When the Pirates don’t resign a free agent like Russell Martin, Mark Madden will be quick to tell you how Nutting loves putting all that money into Seven Springs. However, when the Pirates find a replacement in Cervelli for $78 million cheaper who was even more productive, no credit is ultimately given. Why is it that the local media is so hard on this regime? Is it because of the 20 straight years of losing? Why, when this regime has taken a pathetic organization and turned it into a model other teams are trying to mimic, do they not get the benefit of the doubt? On one hand you can count the number of times a move backfired and didn’t help the team, but you would need a couple of Giant Eagle grocery bags to fill the moves that did work out to their favor.
Baseball is proving that spending money isn’t ultimately going to win anything. The L.A. Dodgers had a payroll of $271 million last year, and what have they won? The funny thing about this entire situation is the fact that the big bad New York Yankees are actually following the Pirates model more than they are the free spending Dodgers. This offseason, the Yankees didn’t sign any free agents to a major league contract. NOT ONE! They have identified that throwing money around in free agency leads to bad contracts and is the reason their current situation is preventing them from winning.
When you go to CBS Sports or MLB right now, you will find they both rank Pittsburgh as #7. If you were to ask many people in the Pittsburgh Media, you would probably find them to tell you their 6th in their division, and that should tell you a lot. No longer does the NL Central have six teams, but by the intelligence I see from these local critics I am not sure they even know that. What I find extremely funny as well is how butt hurt Mark Madden gets when you call him out on social media. This man cannot critique Neil Huntington enough and bash every move he makes, but the second you point out how wrong he was, he reverts to second grade bullying tactics to make fun of you. Even John Steigerwald is laughable on social media.
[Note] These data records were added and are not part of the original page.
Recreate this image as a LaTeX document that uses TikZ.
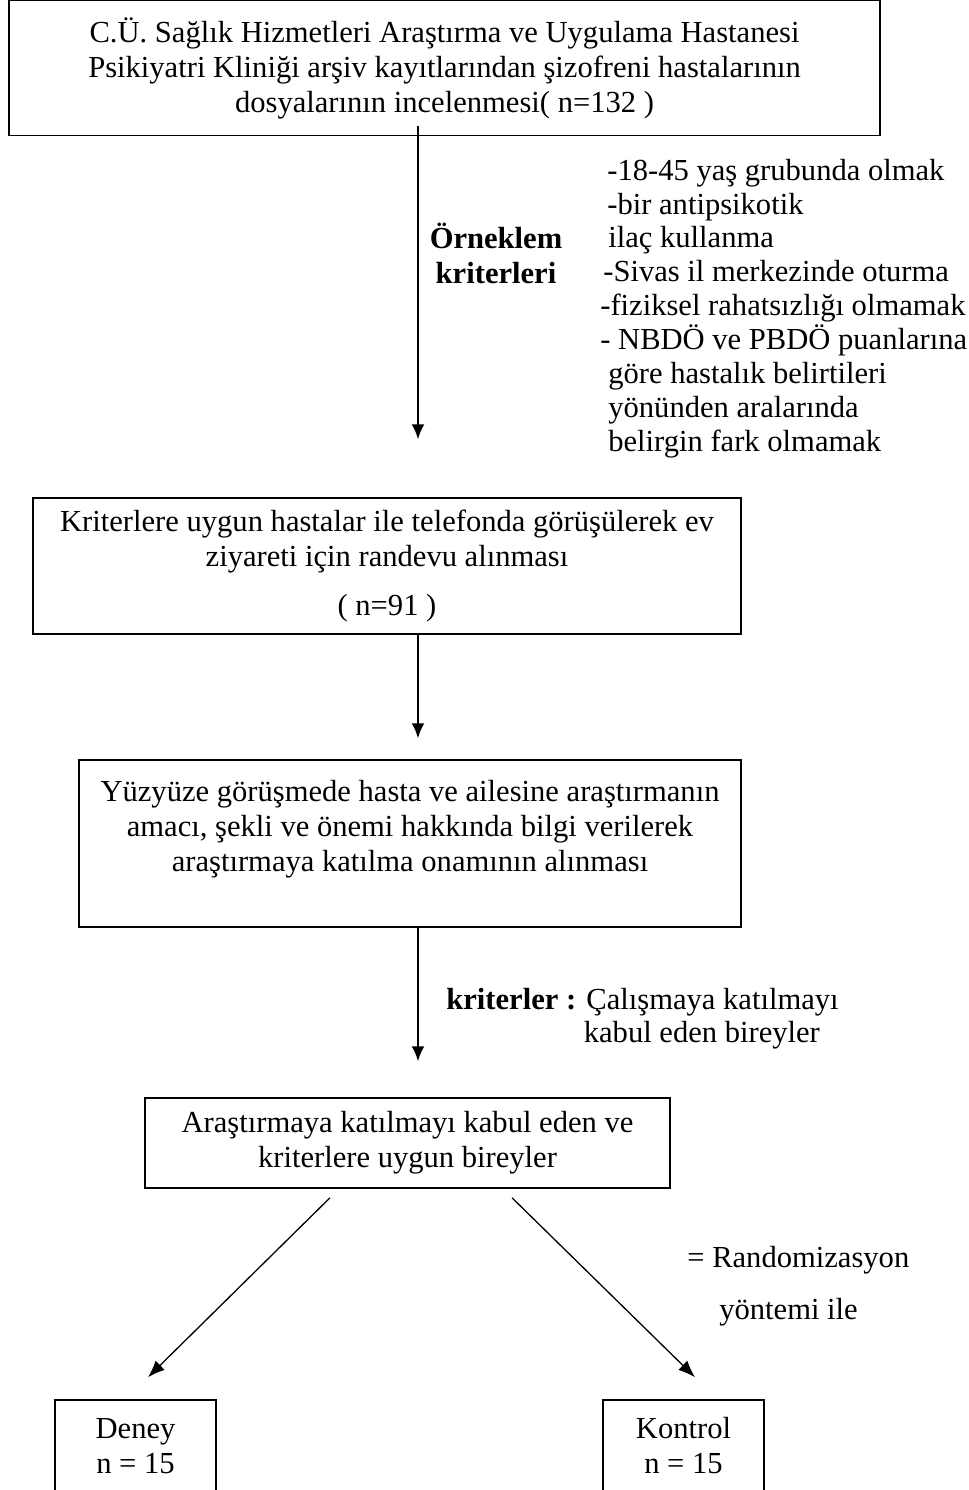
\documentclass[tikz,border=0pt]{standalone}
\usepackage{fontspec}
\setmainfont{Liberation Serif}
\usetikzlibrary{arrows.meta,calc}
\tikzset{
	flowbox/.style={draw, line width=0.03cm, align=center, inner sep=0pt},
	down/.style={-{Latex[length=0.3cm,width=0.26cm]}, line width=0.04cm},
	split/.style={-{Latex[length=0.34cm,width=0.26cm]}, line width=0.026cm}
}

\begin{document}
\begin{tikzpicture}[every node/.style={font=\fontsize{17.4}{19.9}\selectfont}]
	\useasboundingbox (0,0) rectangle (19.36,-29.8);
	\coordinate (axis) at (8.36,0);
	
	%archive
	\node[flowbox, minimum width=17.42cm, minimum height=2.7cm] (archive) at (8.89,-1.36)
		{C.Ü. Sağlık Hizmetleri Araştırma ve Uygulama Hastanesi\\Psikiyatri Kliniği arşiv kayıtlarından şizofreni hastalarının\\dosyalarının incelenmesi( n=132 )};
	
	%phone call
	\node[flowbox, minimum width=14.16cm, minimum height=2.72cm] (phone) at (7.74,-11.32)
		{Kriterlere uygun hastalar ile telefonda görüşülerek ev\\ziyareti için randevu alınması\\[0.28cm]( n=91 )};
	
	%consent
	\node[flowbox, minimum width=13.24cm, minimum height=3.34cm] (consent) at (8.2,-16.87)
		{Yüzyüze görüşmede hasta ve ailesine araştırmanın\\amacı, şekli ve önemi hakkında bilgi verilerek\\araştırmaya katılma onamının alınması\\ \mbox{}};
	
	%accepted
	\node[flowbox, minimum width=10.5cm, minimum height=1.8cm] (accepted) at (8.15,-22.86)
		{Araştırmaya katılmayı kabul eden ve\\kriterlere uygun bireyler};
	
	%groups
	\node[flowbox, minimum width=3.22cm, minimum height=1.84cm] (deney) at (2.71,-28.92) {Deney\\n = 15};
	\node[flowbox, minimum width=3.22cm, minimum height=1.84cm] (kontrol) at (13.67,-28.92) {Kontrol\\n = 15};
	
	%labels
	\node[align=center, font=\fontsize{17.4}{19.9}\selectfont\bfseries] (sampling) at (9.92,-5.06) {Örneklem\\kriterleri};
	\node[anchor=west, align=left, inner sep=0pt, font=\fontsize{17.4}{19.3}\selectfont] (criteria) at (12.0,-6.17)
		{\hspace*{0.14cm}-18-45 yaş grubunda olmak\\
		 \hspace*{0.14cm}-bir antipsikotik\\
		 \hspace*{0.16cm}ilaç kullanma\\
		 \hspace*{0.06cm}-Sivas il merkezinde oturma\\
		 -fiziksel rahatsızlığı olmamak\\
		 - NBDÖ ve PBDÖ puanlarına\\
		 \hspace*{0.16cm}göre hastalık belirtileri\\
		 \hspace*{0.16cm}yönünden aralarında\\
		 \hspace*{0.16cm}belirgin fark olmamak};
	\node[anchor=west, align=left, inner sep=0pt, font=\fontsize{17.4}{19.1}\selectfont] (consentcrit) at (8.92,-20.37)
		{\textbf{kriterler :} Çalışmaya katılmayı\\\hphantom{\textbf{kriterler :}} kabul eden bireyler};
	\node[anchor=west, align=left, inner sep=0pt] (random) at (13.74,-25.72)
		{= Randomizasyon\\[0.34cm]\hspace*{0.64cm}yöntemi ile};
	
	%arrows
	\draw[down, shorten <=-0.2cm, shorten >=1.16cm] (archive.south -| axis) -- (phone.north -| axis);
	\draw[down, shorten >=0.42cm] (phone.south -| axis) -- (consent.north -| axis);
	\draw[down, shorten >=0.72cm] (consent.south -| axis) -- (accepted.north -| axis);
	\draw[split] ($(accepted.south)+(-1.55,-0.18)$) -- ($(deney.north)+(0.25,0.44)$);
	\draw[split] ($(accepted.south)+(2.09,-0.18)$) -- ($(kontrol.north)+(0.23,0.44)$);
\end{tikzpicture}
\end{document}
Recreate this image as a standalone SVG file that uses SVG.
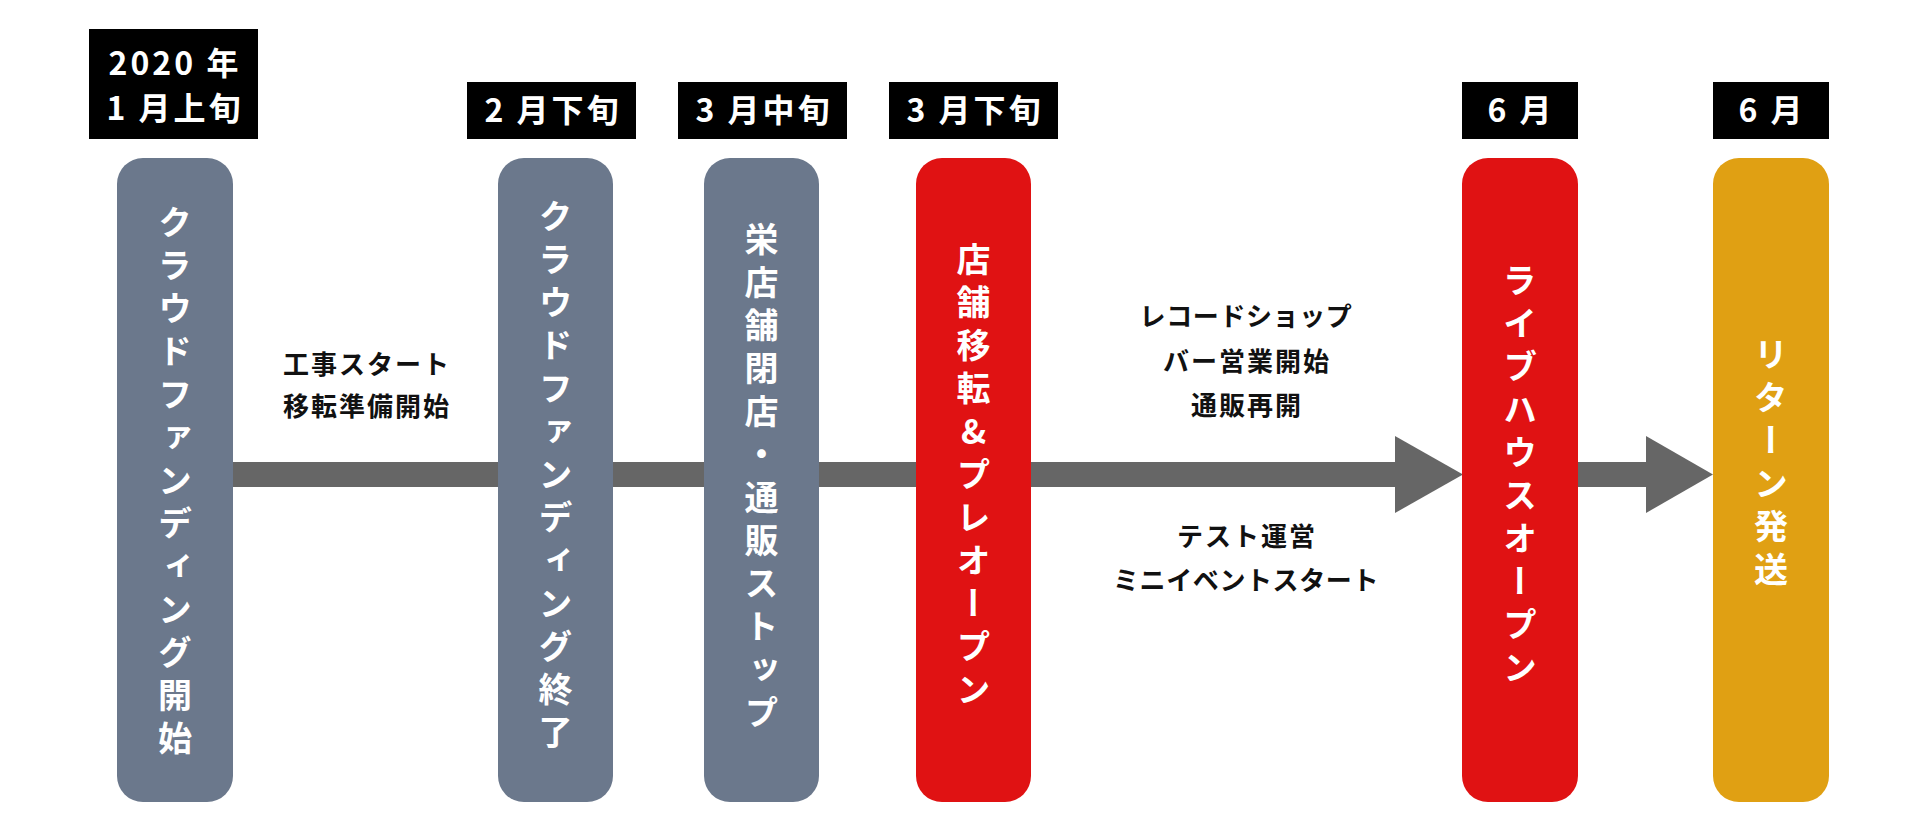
<svg xmlns="http://www.w3.org/2000/svg" width="1920" height="834" viewBox="0 0 1920 834">
<style>
  .jp { font-family: "Noto Sans CJK JP", "Noto Sans CJK SC", sans-serif; font-weight: 700; }
  .date-box { fill: #000000; }
  .date { fill: #ffffff; font-size: 32px; letter-spacing: 3px; text-anchor: middle; }
  .node-gray { fill: #6b788c; }
  .node-red { fill: #e01213; }
  .node-gold { fill: #e0a013; }
  .vtext { fill: #ffffff; font-size: 34px; letter-spacing: 9px; text-anchor: middle; writing-mode: vertical-rl; text-orientation: upright; }
  .label { fill: #111111; font-size: 26px; letter-spacing: 2px; text-anchor: middle; }
  .tight { letter-spacing: 0.6px; }
  .bar { fill: #666666; }
</style>
<rect x="0" y="0" width="1920" height="834" fill="#ffffff"/>

<g id="connectors">
  <rect class="bar" x="232" y="462" width="1164" height="25"/>
  <polygon class="bar" points="1395,436 1463,474.5 1395,513"/>
  <rect class="bar" x="1577" y="462" width="70" height="25"/>
  <polygon class="bar" points="1646,436 1713,474.5 1646,513"/>
</g>

<g id="labels">
  <text class="jp label" x="367" y="374">工事スタート</text>
  <text class="jp label" x="367" y="416">移転準備開始</text>
  <text class="jp label tight" x="1246" y="326">レコードショップ</text>
  <text class="jp label" x="1247" y="371">バー営業開始</text>
  <text class="jp label" x="1247" y="415">通販再開</text>
  <text class="jp label" x="1247" y="546">テスト運営</text>
  <text class="jp label tight" x="1246" y="590">ミニイベントスタート</text>
</g>

<g id="node1">
  <rect class="date-box" x="89" y="29" width="169" height="110"/>
  <text class="jp date" x="175" y="75">2020 年</text>
  <text class="jp date" x="175" y="120">1 月上旬</text>
  <rect class="node-gray" x="117" y="158" width="116" height="644" rx="26" ry="26"/>
  <text class="jp vtext" x="175" y="485">クラウドファンディング開始</text>
</g>

<g id="node2">
  <rect class="date-box" x="467" y="82" width="169" height="57"/>
  <text class="jp date" x="553" y="122">2 月下旬</text>
  <rect class="node-gray" x="498" y="158" width="115" height="644" rx="26" ry="26"/>
  <text class="jp vtext" x="555.5" y="479">クラウドファンディング終了</text>
</g>

<g id="node3">
  <rect class="date-box" x="678" y="82" width="169" height="57"/>
  <text class="jp date" x="764" y="122">3 月中旬</text>
  <rect class="node-gray" x="704" y="158" width="115" height="644" rx="26" ry="26"/>
  <text class="jp vtext" x="761.5" y="480">栄店舗閉店・通販ストップ</text>
</g>

<g id="node4">
  <rect class="date-box" x="889" y="82" width="169" height="57"/>
  <text class="jp date" x="975" y="122">3 月下旬</text>
  <rect class="node-red" x="916" y="158" width="115" height="644" rx="26" ry="26"/>
  <text class="jp vtext" x="973.5" y="479">店舗移転&amp;プレオープン</text>
</g>

<g id="node5">
  <rect class="date-box" x="1462" y="82" width="116" height="57"/>
  <text class="jp date" x="1521" y="122">6 月</text>
  <rect class="node-red" x="1462" y="158" width="116" height="644" rx="26" ry="26"/>
  <text class="jp vtext" x="1520" y="478">ライブハウスオープン</text>
</g>

<g id="node6">
  <rect class="date-box" x="1713" y="82" width="116" height="57"/>
  <text class="jp date" x="1772" y="122">6 月</text>
  <rect class="node-gold" x="1713" y="158" width="116" height="644" rx="26" ry="26"/>
  <text class="jp vtext" x="1771" y="466">リターン発送</text>
</g>
</svg>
The Pirates have shown that they will not go out and spend big money on pitching. They have a model they look for in pitching and lean on Ray Searage to work on these reclamation projects and make them valuable pieces. It has been done with Burnett, Liriano, Volquez, Happ, Worley, and each time Huntington adds another one, it is met with great pushback by Pittsburgh media. Almost every time, they all are made to look like idiots because it worked out. Sadly, this doesn’t deter their mindset for the next time it happens. How can the Pittsburgh media be this insane?
After we endured the 20 straight years of losing, shouldn’t we all be more welcome to the success this team is driving? As if we haven’t been pained enough, why are we creating reasons to fill that void in our hearts? Isn’t it time we replace that with joy? The Pirates literally just ended the season with the 2nd best record in baseball, and instead of embracing it, we do the only thing we’ve known how to do since 1992 – bash management. It is time we as Pirates fans get on board with the rest of the nation and look at this team for what it is now, and now what it used to be. We are a model franchise that is sustaining success and providing a World Series opportunity each and every year. Let’s make 2016 the year we all finally come together and give the proper support, focus, and determination, that Andrew McCutchen has fueled himself with since 2009. As always, let’s go Bucs!